Your attention please.
Train number 9, The Northern Zephyr,
destined for River’s End, is now boarding.
All ticketed passengers
please proceed to the gate marked Evening

Your attention please. Train number 7,
Leaves Blown By, bound for The Color of Thinking
and Renovated Time, is now departing.
All ticketed passengers may board
behind my eyes.

Your attention please. Train number 4, The Twentieth Century,
has joined The Wind Undisguised to become The Written Word.

Those who never heard their names
may inquire at the uneven margin of the story
or else consult the ivy
lying awake under our open window.

Your attention please, The Music,
arriving out of hidden ground
and endlessly beginning, is now the flower,
now the fruit, now our cup and cheer
under branches more ancient
than our grandmother’s hair.

Passengers with memories of the sea
may board leisurely at any unmarked gate.

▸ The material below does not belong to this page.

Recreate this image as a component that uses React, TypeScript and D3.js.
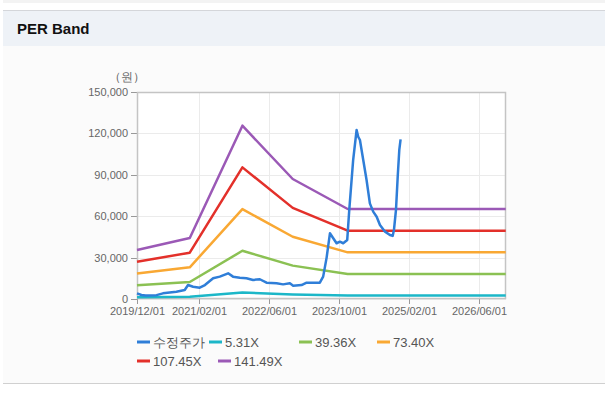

Fateful members of the foam may proceed to azalea.

Your attention please.
Under falling petals, never think about home.
Seeing begins in the dark.
Listening stills us.
Yesterday has gone
ahead to meet you.

And the place in a book a man stops reading
is the place a girl escaped
through her mother’s garden.

And between paired notes of the owl,
a boy disappeared. Search for him
goes on in the growing shadow of the clock.

And the face behind the clock’s face
is not his father’s face.

And the hands behind the clock’s hands
are not his mother’s hands.

All light-bearing tears may be exchanged
for the accomplished wine.

Your attention please. Train number 66,
Unbidden Song, soon to be
the full heart’s quiet, takes no passengers.

Please leave your baggage with the attendant
at the window marked Your Name Sprung from Hiding.

An intrepid perfume is waging our rescue.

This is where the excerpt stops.